Roth Gallery, Burlington City Arts, October 19, 2018 – February 9, 2019
In The Air Connects Us, an immersive three-channel video installation, two dancers can be followed as they navigate Shanghai’s bustling streets, urban forests and massive industrial sites searching for experiences of wild amongst dynamically shifting natural and manmade spaces. The work seeks to explore urban environments in a manner akin to how one might expect to explore sites traditionally considered to be “natural;” where all sites are teeming with sentient life forms and where judgement that one environ is superior to the other is suspended. The work acknowledges that humans living in the Anthropocene are still in need of sensuous nourishment despite being increasingly more likely to navigate urban jungles comprised of concrete and glass than an old growth forest and its streams; touch manmade, inanimate materials than the constantly changing and sensing textures of nature; become immersed in the scent of gas and smoke rather than grass and bark; and, spend more time making eye contact with their own digital image than with our human and animal neighbors.
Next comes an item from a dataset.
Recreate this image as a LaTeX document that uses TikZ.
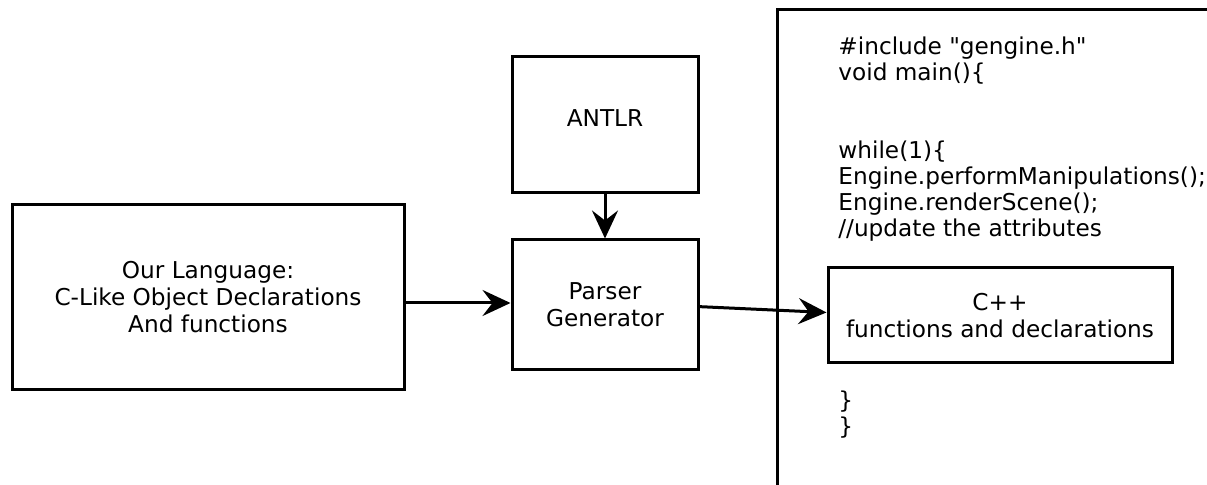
\documentclass[tikz,border=0pt]{standalone}
\usepackage{fontspec}
\setmainfont{DejaVu Sans}[Ligatures=TeXOff]
\usetikzlibrary{arrows.meta}

\begin{document}
\begin{tikzpicture}[x=0.5pt,y=-0.5pt,
    box/.style={draw,line width=1.5pt,align=center,inner sep=0pt,
      font=\fontsize{11.6pt}{13.5pt}\selectfont},
    code/.style={align=left,inner sep=0pt,anchor=north west,
      font=\fontsize{11.6pt}{13pt}\selectfont},
    arr/.style={line width=1.5pt,-{Stealth[length=14pt,width=13pt,inset=5pt]}}]
      \useasboundingbox (0,0) rectangle (1207,485);

      % the generated program, cut off by the page edge
      \begin{scope}
        \clip (0,0) rectangle (1207,485);
        \draw[line width=1.5pt] (777,10) rectangle (1240,520);
      \end{scope}

      \node[box,minimum width=196pt,minimum height=92.5pt] (lang) at (208,297.5)
        {Our Language:\\C-Like Object Declarations\\And functions};
      \node[box,minimum width=93pt,minimum height=68pt,text depth=7pt] (antlr) at (605,125) {ANTLR};
      \node[box,minimum width=93pt,minimum height=65pt] (parser) at (605,305)
        {Parser\\Generator};
      \node[box,minimum width=172pt,minimum height=47.5pt] (cpp) at (1000,315.5)
        {C++\\functions and declarations};

      \node[code] (head) at (838,36)
        {\#include "gengine.h"\\void main()\{\\[26pt]while(1)\{\\Engine.performManipulations();\\Engine.renderScene();\\//update the attributes};
      \node[code] (tail) at (838,390) {\}\\\}};

      \draw[arr] (lang.east |- 0,303) -- (parser.west |- 0,303);
      \draw[arr] (antlr) -- (parser);
      \draw[arr] (parser.-1) -- (cpp.179);
    \end{tikzpicture}
\end{document}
Through movement aimed at exploring, bearing witness to and connecting with place and other, The Air Connects Us redefines wild as something to be found not only at the edge of a dark forest or atop a mountain’s summit, but in the depths of an unfamiliar city, aboard a high-speed train hurtling across vast expanses, and in the unwavering gaze of another sentient being. The work furthermore looks beyond plant and animal life and makes visible the sentience of a place, in this case, the ever-changing city of Shanghai. The title serves as a sharp reminder that despite our best intentions to connect with other sentient forms through increasingly sophisticated and effective sensorization, we often neglect to understand our collective impact as members of a sentient earth. Cultural ecologist David Abram writes “Only as we begin to notice and to experience, once again, our immersion in the invisible air do we start to recall what it is to be fully a part of this world.”
The Air Connects Us was filmed on location in Shanghai and created as part of Jennings’ Becoming Human exhibition with support from Burlington City Arts’ Project VT. Becoming Human was an intermedia collection of works aiming to identify and dissolve barriers between human and wild in the Anthropocene. The Air Connects Us features choreography created and performed collaboratively with Calvin Aham, music composition by Sean Clute, video direction by Jessica Gomula, cinematography by Allen Hahn and costume design by Amy Nielson.